:: AIM OF THE EXERCISE ::
Begin with the first line of the material and write out each line exactly, ending with the line that contains "var arrowTo = [4.59, 6.79];". Pictures are not part of the copy.

* BEGIN COLLECTED MATERIAL *

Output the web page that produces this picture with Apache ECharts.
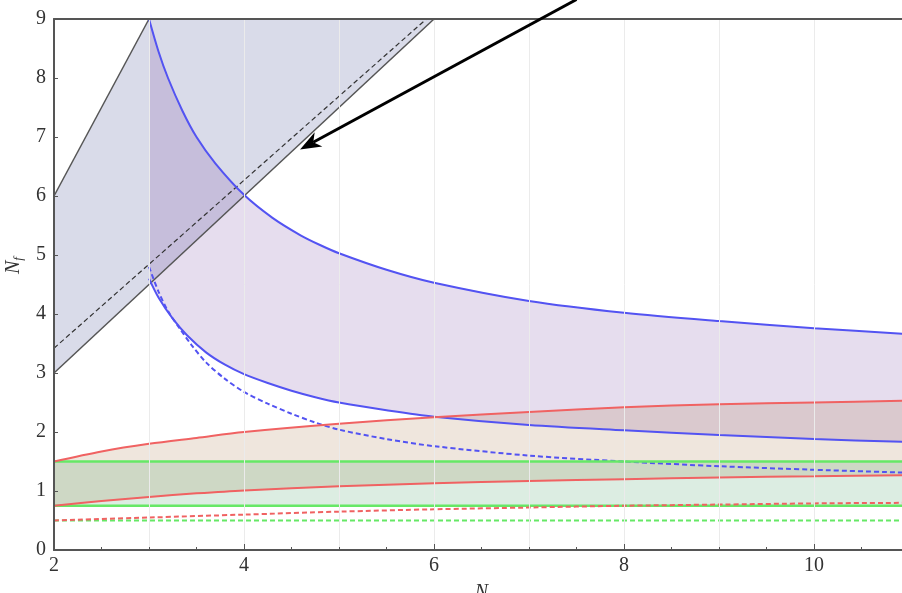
<!DOCTYPE html>
<html>
<head>
<meta charset="utf-8">
<script src="https://cdn.jsdelivr.net/npm/echarts@6/dist/echarts.min.js"></script>
<style>
  html, body { margin: 0; padding: 0; background: #fff; }
  #chart { width: 902px; height: 593px; }
</style>
</head>
<body>
<div id="chart"></div>
<script>
// curves, [N, Nf]
var grayUpper = [[2, 6], [3, 9], [6, 9]];
var grayLower = [[2, 3], [6, 9]];
var grayDashed = [[2, 3.42], [5.92, 9]];

var blueUpper = [[3, 9], [3.1, 8.45], [3.2, 8.0], [3.35, 7.45], [3.5, 7.0], [3.7, 6.55], [4, 6.02], [4.3, 5.63],
  [4.6, 5.33], [4.8, 5.17], [5, 5.03], [5.5, 4.75], [6, 4.53], [7, 4.22], [8, 4.02], [9, 3.88], [10, 3.76], [11, 3.66]];
var blueLower = [[3, 4.6], [3.1, 4.28], [3.25, 3.92], [3.4, 3.64], [3.6, 3.35], [3.8, 3.14], [4, 2.98],
  [4.25, 2.83], [4.5, 2.7], [4.75, 2.59], [5, 2.5], [5.5, 2.37], [6, 2.26], [7, 2.12], [8, 2.03], [9, 1.95],
  [10, 1.88], [11, 1.83]];
var blueDashed = [[3, 4.8], [3.1, 4.38], [3.2, 4.05], [3.33, 3.74], [3.45, 3.47], [3.6, 3.18], [3.8, 2.9],
  [4, 2.68], [4.25, 2.48], [4.5, 2.31], [4.75, 2.16], [5, 2.04], [5.5, 1.88], [6, 1.76], [7, 1.6], [8, 1.5],
  [9, 1.42], [10, 1.36], [11, 1.31]];

var redUpper = [[2, 1.5], [2.5, 1.67], [3, 1.8], [3.5, 1.9], [4, 2.0], [5, 2.14], [6, 2.25], [7, 2.34],
  [8, 2.42], [9, 2.47], [10, 2.5], [11, 2.53]];
var redLower = [[2, 0.75], [2.5, 0.83], [3, 0.9], [3.5, 0.96], [4, 1.01], [5, 1.08], [6, 1.13], [7, 1.17],
  [8, 1.2], [9, 1.23], [10, 1.25], [11, 1.27]];
var redDashed = [[2, 0.5], [3, 0.55], [4, 0.6], [5, 0.65], [6, 0.69], [7, 0.72], [8, 0.75], [9, 0.77],
  [10, 0.79], [11, 0.8]];

var greenUpper = [[2, 1.5], [11, 1.5]];
var greenLower = [[2, 0.75], [11, 0.75]];
var greenDashed = [[2, 0.5], [11, 0.5]];

// arrow annotation, start runs off the top of the picture
var arrowFrom = [7.5, 9.33];
var arrowTo = [4.59, 6.79];

var serif = '"Liberation Serif", "DejaVu Serif", serif';

// filled band between two curves
function band(upper, lower, fill) {
  return {
    type: 'custom',
    coordinateSystem: 'cartesian2d',
    z: 1,
    silent: true,
    data: [0],
    renderItem: function (params, api) {
      var pts = upper.concat(lower.slice().reverse()).map(function (p) { return api.coord(p); });
      return { type: 'polygon', shape: { points: pts }, style: { fill: fill } };
    }
  };
}

function curve(data, color, width, dashed, smooth) {
  return {
    type: 'line',
    data: data,
    z: 3,
    symbol: 'none',
    smooth: smooth ? 0.3 : false,
    silent: true,
    lineStyle: { color: color, width: width, type: dashed ? [5, 3] : 'solid' }
  };
}

var blue = '#5353f2', red = '#f06262', green = '#66e866', gray = '#555';

var chart = echarts.init(document.getElementById('chart'));
chart.setOption({
  animation: false,
  grid: { left: 54, top: 19, right: -7, bottom: 43, outerBoundsMode: 'none', containLabel: false },
  xAxis: [{
    type: 'value', min: 2, max: 11, interval: 1, z: 5,
    name: 'N', nameLocation: 'middle', nameGap: 33,
    nameTextStyle: { fontFamily: serif, fontStyle: 'italic', fontSize: 20, color: '#333' },
    axisLine: { lineStyle: { color: gray, width: 2 } },
    axisTick: { inside: true, length: 3, lineStyle: { color: gray } },
    minorTick: { show: true, splitNumber: 2, length: 3, lineStyle: { color: gray } },
    axisLabel: {
      fontFamily: serif, fontSize: 20, color: '#333', margin: 6,
      formatter: function (v) { return v % 2 === 0 ? v : ''; }
    },
    splitLine: { show: true, lineStyle: { color: '#ebebeb', width: 1 } }
  }, {
    type: 'value', min: 2, max: 11, interval: 2, position: 'bottom', z: 5,
    axisLine: { show: false },
    axisTick: { inside: true, length: 6, lineStyle: { color: gray } },
    axisLabel: { show: false },
    splitLine: { show: false }
  }, {
    type: 'value', min: 2, max: 11, position: 'top', z: 5,
    axisLine: { show: true, onZero: false, lineStyle: { color: gray, width: 2 } },
    axisTick: { show: false },
    axisLabel: { show: false },
    splitLine: { show: false }
  }],
  yAxis: {
    type: 'value', min: 0, max: 9, interval: 1, z: 5,
    name: '{n|N}{s|f}', nameLocation: 'middle', nameGap: 24, nameRotate: 90,
    nameTextStyle: {
      padding: [0, 0, 0, 38],
      rich: {
        n: { fontFamily: serif, fontStyle: 'italic', fontSize: 20, color: '#333' },
        s: { fontFamily: serif, fontStyle: 'italic', fontSize: 13, color: '#333', padding: [10, 0, 0, 0] }
      }
    },
    axisLine: { lineStyle: { color: gray, width: 2 } },
    axisTick: { inside: true, length: 4, lineStyle: { color: gray } },
    axisLabel: { fontFamily: serif, fontSize: 20, color: '#333', margin: 8 },
    splitLine: { show: false }
  },
  series: [
    band(grayUpper, grayLower, 'rgba(65,75,145,0.2)'),
    band(blueUpper, blueLower, 'rgba(88,28,142,0.15)'),
    band(redUpper, redLower, 'rgba(148,88,28,0.15)'),
    band(greenUpper, greenLower, 'rgba(22,135,62,0.15)'),

    curve(grayUpper.slice(0, 2), gray, 1.5, false, false),
    curve(grayLower, gray, 1.5, false, false),
    curve(grayDashed, '#333', 1.2, true, false),

    curve(blueUpper, blue, 2, false, true),
    curve(blueLower, blue, 2, false, true),
    curve(blueDashed, blue, 2, true, true),

    curve(greenUpper, green, 2.5, false, false),
    curve(greenLower, green, 2.5, false, false),
    curve(greenDashed, green, 2, true, false),

    curve(redUpper, red, 2, false, true),
    curve(redLower, red, 2, false, true),
    curve(redDashed, red, 2, true, true)
  ]
});

// arrow: ends converted through the axes, head built around the tip
var p0 = chart.convertToPixel({ xAxisIndex: 0, yAxisIndex: 0 }, arrowFrom);
var p1 = chart.convertToPixel({ xAxisIndex: 0, yAxisIndex: 0 }, arrowTo);
var dx = p0[0] - p1[0], dy = p0[1] - p1[1];
var len = Math.sqrt(dx * dx + dy * dy);
var ux = dx / len, uy = dy / len, nx = -uy, ny = ux;
var headLen = 21, headW = 8, notch = 15;
chart.setOption({
  graphic: [{
    type: 'line', z: 10, silent: true,
    shape: { x1: p0[0], y1: p0[1], x2: p1[0] + ux * notch, y2: p1[1] + uy * notch },
    style: { stroke: '#000', lineWidth: 3 }
  }, {
    type: 'polygon', z: 10, silent: true,
    shape: {
      points: [
        [p1[0], p1[1]],
        [p1[0] + ux * headLen + nx * headW, p1[1] + uy * headLen + ny * headW],
        [p1[0] + ux * notch, p1[1] + uy * notch],
        [p1[0] + ux * headLen - nx * headW, p1[1] + uy * headLen - ny * headW]
      ]
    },
    style: { fill: '#000' }
  }]
});
</script>
</body>
</html>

* END COLLECTED MATERIAL *

:: COMPLETE RESPONSE ::
Output the web page that produces this picture with Apache ECharts.
<!DOCTYPE html>
<html>
<head>
<meta charset="utf-8">
<script src="https://cdn.jsdelivr.net/npm/echarts@6/dist/echarts.min.js"></script>
<style>
  html, body { margin: 0; padding: 0; background: #fff; }
  #chart { width: 902px; height: 593px; }
</style>
</head>
<body>
<div id="chart"></div>
<script>
// curves, [N, Nf]
var grayUpper = [[2, 6], [3, 9], [6, 9]];
var grayLower = [[2, 3], [6, 9]];
var grayDashed = [[2, 3.42], [5.92, 9]];

var blueUpper = [[3, 9], [3.1, 8.45], [3.2, 8.0], [3.35, 7.45], [3.5, 7.0], [3.7, 6.55], [4, 6.02], [4.3, 5.63],
  [4.6, 5.33], [4.8, 5.17], [5, 5.03], [5.5, 4.75], [6, 4.53], [7, 4.22], [8, 4.02], [9, 3.88], [10, 3.76], [11, 3.66]];
var blueLower = [[3, 4.6], [3.1, 4.28], [3.25, 3.92], [3.4, 3.64], [3.6, 3.35], [3.8, 3.14], [4, 2.98],
  [4.25, 2.83], [4.5, 2.7], [4.75, 2.59], [5, 2.5], [5.5, 2.37], [6, 2.26], [7, 2.12], [8, 2.03], [9, 1.95],
  [10, 1.88], [11, 1.83]];
var blueDashed = [[3, 4.8], [3.1, 4.38], [3.2, 4.05], [3.33, 3.74], [3.45, 3.47], [3.6, 3.18], [3.8, 2.9],
  [4, 2.68], [4.25, 2.48], [4.5, 2.31], [4.75, 2.16], [5, 2.04], [5.5, 1.88], [6, 1.76], [7, 1.6], [8, 1.5],
  [9, 1.42], [10, 1.36], [11, 1.31]];

var redUpper = [[2, 1.5], [2.5, 1.67], [3, 1.8], [3.5, 1.9], [4, 2.0], [5, 2.14], [6, 2.25], [7, 2.34],
  [8, 2.42], [9, 2.47], [10, 2.5], [11, 2.53]];
var redLower = [[2, 0.75], [2.5, 0.83], [3, 0.9], [3.5, 0.96], [4, 1.01], [5, 1.08], [6, 1.13], [7, 1.17],
  [8, 1.2], [9, 1.23], [10, 1.25], [11, 1.27]];
var redDashed = [[2, 0.5], [3, 0.55], [4, 0.6], [5, 0.65], [6, 0.69], [7, 0.72], [8, 0.75], [9, 0.77],
  [10, 0.79], [11, 0.8]];

var greenUpper = [[2, 1.5], [11, 1.5]];
var greenLower = [[2, 0.75], [11, 0.75]];
var greenDashed = [[2, 0.5], [11, 0.5]];

// arrow annotation, start runs off the top of the picture
var arrowFrom = [7.5, 9.33];
var arrowTo = [4.59, 6.79];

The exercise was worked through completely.